Hi, I recently finished implementing an ahci driver and now starting to work on the VFS and FAT32 as the initial filesystem, and I have a few questions:

1. I already made it so that if a thread is blocked because of a disk read/write request if anyone tries to kill it, it's deferred until that thread gets unblocked.
I now realize that it might not be enough because if a thread tries to e.g write some file I might have to fetch some other unrelated parts of the filesystem
like the file allocation table for FAT32, so essentially one userspace request gets potentially broken down into multiple read/write requests, and during those
I would expect the thread to be invulnerable so that it can complete the requested transaction atomically. So essentially my question is how do other kernels
handle the case where someone tries to kill a thread that's currently executing an important syscall like writing a file that can also yield/get blocked multiple
times during the request? Since all of that is asynchronous the kernel/scheduler must somehow recognize that although the thread is technically dead it's still
kinda inside a "critical section" and must still be scheduled until it's out of the "critical section".

2. I've also been thinking about how to go about implementing the disk cache. So far i'm leaning towards implementing it inside the filesystem, but i'm not completely sure.
Maybe it should be cached on multiple layers, both disk and each filesystem? What do you think is the best way to go about this?

Would really appreciate any information I could get on this one, thanks

Korona · Post by **Korona** » Sun Mar 21, 2021 5:53 am

You simply do not immediately kill a thread while it is in kernel space. That can wreck all kinds of havoc, not only file system inconsistencies. For example, the thread might hold a lock that will never get released.

Instead, you can wake up the thread, and make the blocking operation return the kernel-equivalent of EINTR. This error can then be propagated up the call stack until you reach the syscall handler again, where you kill the thread.

8infy · Post by **8infy** » Sun Mar 21, 2021 5:59 am

Korona wrote:You simply do not immediately kill a thread while it is in kernel space. That can wreck all kinds of havoc, not only file system inconsistencies.
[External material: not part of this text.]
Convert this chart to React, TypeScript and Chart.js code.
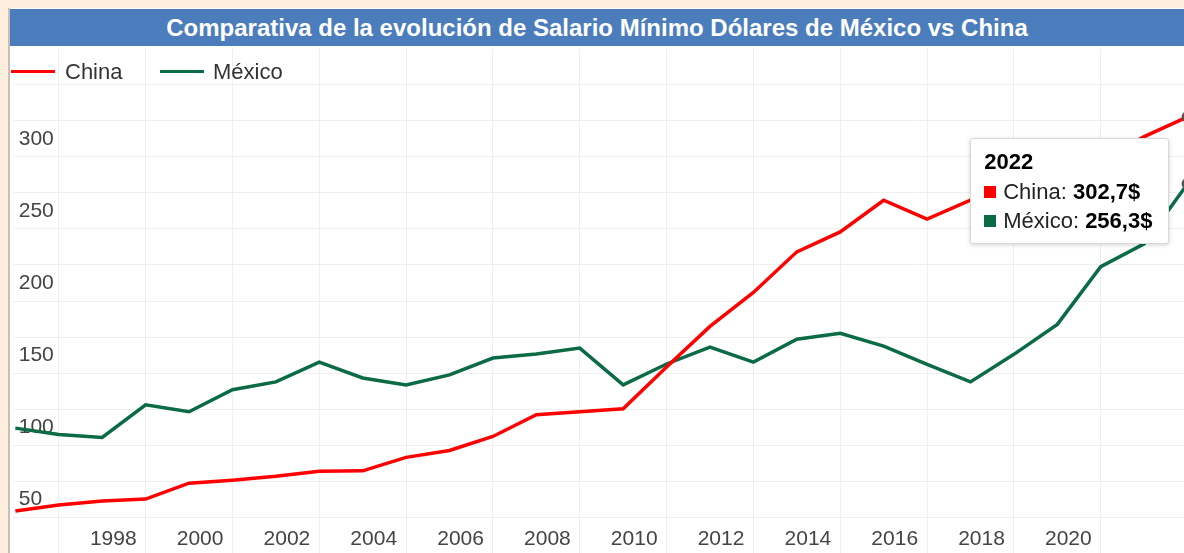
import React, { useEffect, useRef } from "react";
import { Chart, registerables } from "chart.js";

Chart.register(...registerables);

// ---------- Data ----------
const chartTitle = "Comparativa de la evolución de Salario Mínimo Dólares de México vs China";
const years = [
  1995, 1996, 1997, 1998, 1999, 2000, 2001, 2002, 2003, 2004, 2005, 2006, 2007, 2008,
  2009, 2010, 2011, 2012, 2013, 2014, 2015, 2016, 2017, 2018, 2019, 2020, 2021, 2022,
];
const chinaValues = [
  29.3, 33.4, 36.2, 37.6, 48.6, 50.7, 53.4, 56.9, 57.2, 66.5, 71.3, 81.0, 96.1, 98.2,
  100.3, 129.2, 157.4, 180.9, 209.1, 222.9, 244.9, 231.8, 244.9, 253.0, 262.0, 272.0, 289.0, 302.7,
];
const mexicoValues = [
  86.8, 82.4, 80.3, 103.0, 98.2, 113.4, 118.9, 132.6, 121.6, 116.8, 123.7, 135.4, 138.2, 142.3,
  116.8, 131.3, 143.0, 132.6, 148.5, 152.6, 143.7, 131.0, 118.9, 138.0, 158.8, 198.8, 214.6, 256.3,
];
const seriesNames = ["China", "México"];
const seriesColors = ["#ff0000", "#0b6b45"];
const xGridYears = [1996, 1998, 2000, 2002, 2004, 2006, 2008, 2010, 2012, 2014, 2016, 2018, 2020, 2022];
const xTickLabels = ["1998", "2000", "2002", "2004", "2006", "2008", "2010", "2012", "2014", "2016", "2018", "2020"];
const yGridValues = [25, 50, 75, 100, 125, 150, 175, 200, 225, 250, 275, 300, 325];
const yTickLabels = ["50", "100", "150", "200", "250", "300"];

const FONT = 'Arial, "Liberation Sans", Helvetica, sans-serif';
const CANVAS_LEFT = 11;
const CANVAS_TOP = 47;
const CANVAS_W = 1210;
const CANVAS_H = 508;

function formatValue(v: number): string {
  return v.toFixed(1).replace(".", ",") + "$";
}

function zeroHorizontal(scale: any) {
  scale.height = 0;
  scale.paddingLeft = 0;
  scale.paddingRight = 0;
  scale.paddingTop = 0;
  scale.paddingBottom = 0;
}

function zeroVertical(scale: any) {
  scale.width = 0;
  scale.paddingLeft = 0;
  scale.paddingRight = 0;
  scale.paddingTop = 0;
  scale.paddingBottom = 0;
}

export default function App() {
  const canvasRef = useRef<HTMLCanvasElement>(null);
  const tipRef = useRef<HTMLDivElement>(null);

  useEffect(() => {
    const prevMargin = document.body.style.margin;
    document.body.style.margin = "0";
    const canvas = canvasRef.current;
    if (!canvas) return;

    const seriesData = [chinaValues, mexicoValues];

    const chart = new Chart(canvas, {
      type: "line",
      data: {
        datasets: seriesNames.map((name, s) => ({
          label: name,
          data: years.map((yr, i) => ({ x: yr, y: seriesData[s][i] })),
          borderColor: seriesColors[s],
          backgroundColor: seriesColors[s],
          borderWidth: 3.5,
          pointRadius: 0,
          pointHoverRadius: 5,
          pointHoverBorderWidth: 2,
          pointHoverBorderColor: "#555",
          pointHoverBackgroundColor: seriesColors[s],
          tension: 0,
          fill: false,
          xAxisID: "x",
          yAxisID: "y",
        })),
      },
      options: {
        responsive: false,
        animation: false,
        events: [],
        layout: { padding: 0 },
        plugins: {
          legend: { display: false },
          title: { display: false },
          tooltip: {
            enabled: false,
            external: ({ tooltip }: any) => {
              const el = tipRef.current;
              if (!el) return;
              if (!tooltip || tooltip.opacity === 0 || !tooltip.dataPoints || !tooltip.dataPoints.length) {
                el.style.display = "none";
                return;
              }
              el.replaceChildren();
              const title = document.createElement("div");
              title.textContent = String(tooltip.dataPoints[0].parsed.x);
              title.style.fontWeight = "bold";
              title.style.lineHeight = "30px";
              title.style.color = "#000";
              el.appendChild(title);
              tooltip.dataPoints.forEach((dp: any) => {
                const row = document.createElement("div");
                row.style.lineHeight = "29px";
                row.style.display = "flex";
                row.style.alignItems = "center";
                const sq = document.createElement("span");
                sq.style.display = "inline-block";
                sq.style.width = "12px";
                sq.style.height = "12px";
                sq.style.marginRight = "7px";
                sq.style.background = dp.dataset.borderColor;
                const lab = document.createElement("span");
                lab.textContent = dp.dataset.label + ":\u00a0";
                lab.style.color = "#222";
                const val = document.createElement("span");
                val.textContent = formatValue(dp.parsed.y);
                val.style.fontWeight = "bold";
                val.style.color = "#000";
                row.appendChild(sq);
                row.appendChild(lab);
                row.appendChild(val);
                el.appendChild(row);
              });
              el.style.display = "block";
              el.style.left = CANVAS_LEFT + tooltip.caretX - 219 + "px";
              el.style.top = CANVAS_TOP + tooltip.caretY - 11 + "px";
            },
          },
        },
        scales: {
          x: {
            type: "linear",
            position: "bottom",
            min: 1994.94,
            max: 2022.73,
            afterBuildTicks: (scale: any) => {
              scale.ticks = xGridYears.map((v) => ({ value: v }));
            },
            afterFit: zeroHorizontal,
            border: { display: false },
            grid: { color: "#efefef", lineWidth: 1, drawTicks: false },
            ticks: {
              mirror: true,
              padding: 1,
              align: "end",
              labelOffset: -9,
              autoSkip: false,
              maxRotation: 0,
              color: "#444",
              font: { family: FONT, size: 21 },
              callback: (value: any) => (xTickLabels.includes(String(value)) ? String(value) : ""),
            },
          },
          yGrid: {
            type: "linear",
            position: "left",
            min: 0,
            max: 350,
            afterBuildTicks: (scale: any) => {
              scale.ticks = yGridValues.map((v) => ({ value: v }));
            },
            afterFit: zeroVertical,
            border: { display: false },
            grid: { color: "#efefef", lineWidth: 1, drawTicks: false },
            ticks: { display: false, padding: 0 },
          },
          y: {
            type: "linear",
            position: "left",
            min: 0,
            max: 350,
            z: 1,
            afterBuildTicks: (scale: any) => {
              scale.ticks = yTickLabels.map((v) => ({ value: Number(v) }));
            },
            afterFit: zeroVertical,
            border: { display: false },
            grid: { display: false, drawTicks: false },
            ticks: {
              mirror: true,
              padding: 6,
              labelOffset: 18,
              showLabelBackdrop: true,
              backdropColor: "#ffffff",
              backdropPadding: { top: 0, bottom: 0, left: 2, right: 2 },
              color: "#444",
              font: { family: FONT, size: 21, lineHeight: "16px" },
              callback: (value: any) => (yTickLabels.includes(String(value)) ? String(value) : ""),
            },
          },
        },
      } as any,
    });

    const last = years.length - 1;
    const active = [
      { datasetIndex: 0, index: last },
      { datasetIndex: 1, index: last },
    ];
    chart.setActiveElements(active);
    const m0 = chart.getDatasetMeta(0).data[last] as any;
    const m1 = chart.getDatasetMeta(1).data[last] as any;
    chart.tooltip?.setActiveElements(active, { x: m0.x, y: (m0.y + m1.y) / 2 });
    chart.update();

    return () => {
      chart.destroy();
      document.body.style.margin = prevMargin;
    };
  }, []);

  const legendItem = (i: number, lineLeft: number, textLeft: number) => (
    <React.Fragment key={seriesNames[i]}>
      <div
        style={{
          position: "absolute",
          left: lineLeft,
          top: 70,
          width: 44,
          height: 3,
          background: seriesColors[i],
        }}
      />
      <div
        style={{
          position: "absolute",
          left: textLeft,
          top: 58,
          height: 28,
          lineHeight: "28px",
          fontFamily: FONT,
          fontSize: 22,
          color: "#333",
          whiteSpace: "nowrap",
        }}
      >
        {seriesNames[i]}
      </div>
    </React.Fragment>
  );

  return (
    <div
      style={{
        position: "fixed",
        left: 0,
        top: 0,
        width: 1184,
        height: 553,
        overflow: "hidden",
        background: "#fdeedd",
      }}
    >
      <div
        style={{
          position: "absolute",
          left: 8,
          top: 8,
          width: 1200,
          height: 600,
          background: "#ffffff",
          borderLeft: "2px solid #c8bfb6",
        }}
      />
      <div
        style={{
          position: "absolute",
          left: 10,
          top: 9,
          width: 1174,
          height: 37,
          background: "#4b7dbd",
          color: "#ffffff",
          fontFamily: FONT,
          fontWeight: "bold",
          fontSize: 24,
          lineHeight: "37px",
          textAlign: "center",
          whiteSpace: "nowrap",
        }}
      >
        {chartTitle}
      </div>
      <canvas
        ref={canvasRef}
        width={CANVAS_W}
        height={CANVAS_H}
        style={{
          position: "absolute",
          left: CANVAS_LEFT,
          top: CANVAS_TOP,
          width: CANVAS_W,
          height: CANVAS_H,
          display: "block",
        }}
      />
      {legendItem(0, 11, 65)}
      {legendItem(1, 160, 213)}
      <div
        ref={tipRef}
        style={{
          position: "absolute",
          display: "none",
          background: "#ffffff",
          border: "1px solid #d9d9d9",
          borderRadius: 3,
          boxShadow: "0 1px 4px rgba(0,0,0,0.18)",
          padding: "8px 16px 8px 13px",
          fontFamily: FONT,
          fontSize: 22,
          color: "#222",
          whiteSpace: "nowrap",
        }}
      />
    </div>
  );
}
For example, the thread might hold a lock that will never get released.

Instead, you can wake up the thread, and make the blocking operation return the kernel-equivalent of EINTR. This error can then be propagated up the call stack until you reach the syscall handler again, where you kill the thread.

I do understand that, I only kill a thread when it yields execution with state set to dead, holding a kernel lock also disables interrupts so it would never yield.
But when reading a disk it would yield multiple times while the request is being processed, so you have to somehow keep track of that, right?

Korona · Post by **Korona** » Sun Mar 21, 2021 6:06 am

Then you can simply add another way to disable (and re-enable) killing the thread.

I'd suggest to do it the other way around though: have killing disabled entirely in the kernel, and only kill at specific points (e.g., via a possible_thread_kill() function or whatever).

8infy · Post by **8infy** » Sun Mar 21, 2021 6:15 am

Korona wrote:Then you can simply add another way to disable (and re-enable) killing the thread.

I'd suggest to do it the other way around though: have killing disabled entirely in the kernel, and only kill at specific points (e.g., via a possible_thread_kill() function or whatever).

Could u elaborate a bit more on what you mean by killing at specific points?

thewrongchristian · Post by **thewrongchristian** » Sun Mar 21, 2021 6:16 am

8infy wrote:Hi, I recently finished implementing an ahci driver and now starting to work on the VFS and FAT32 as the initial filesystem, and I have a few questions:

1. I already made it so that if a thread is blocked because of a disk read/write request if anyone tries to kill it, it's deferred until that thread gets unblocked.
I now realize that it might not be enough because if a thread tries to e.g write some file I might have to fetch some other unrelated parts of the filesystem
like the file allocation table for FAT32, so essentially one userspace request gets potentially broken down into multiple read/write requests, and during those
I would expect the thread to be invulnerable so that it can complete the requested transaction atomically. So essentially my question is how do other kernels
handle the case where someone tries to kill a thread that's currently executing an important syscall like writing a file that can also yield/get blocked multiple
times during the request? Since all of that is asynchronous the kernel/scheduler must somehow recognize that although the thread is technically dead it's still
kinda inside a "critical section" and must still be scheduled until it's out of the "critical section".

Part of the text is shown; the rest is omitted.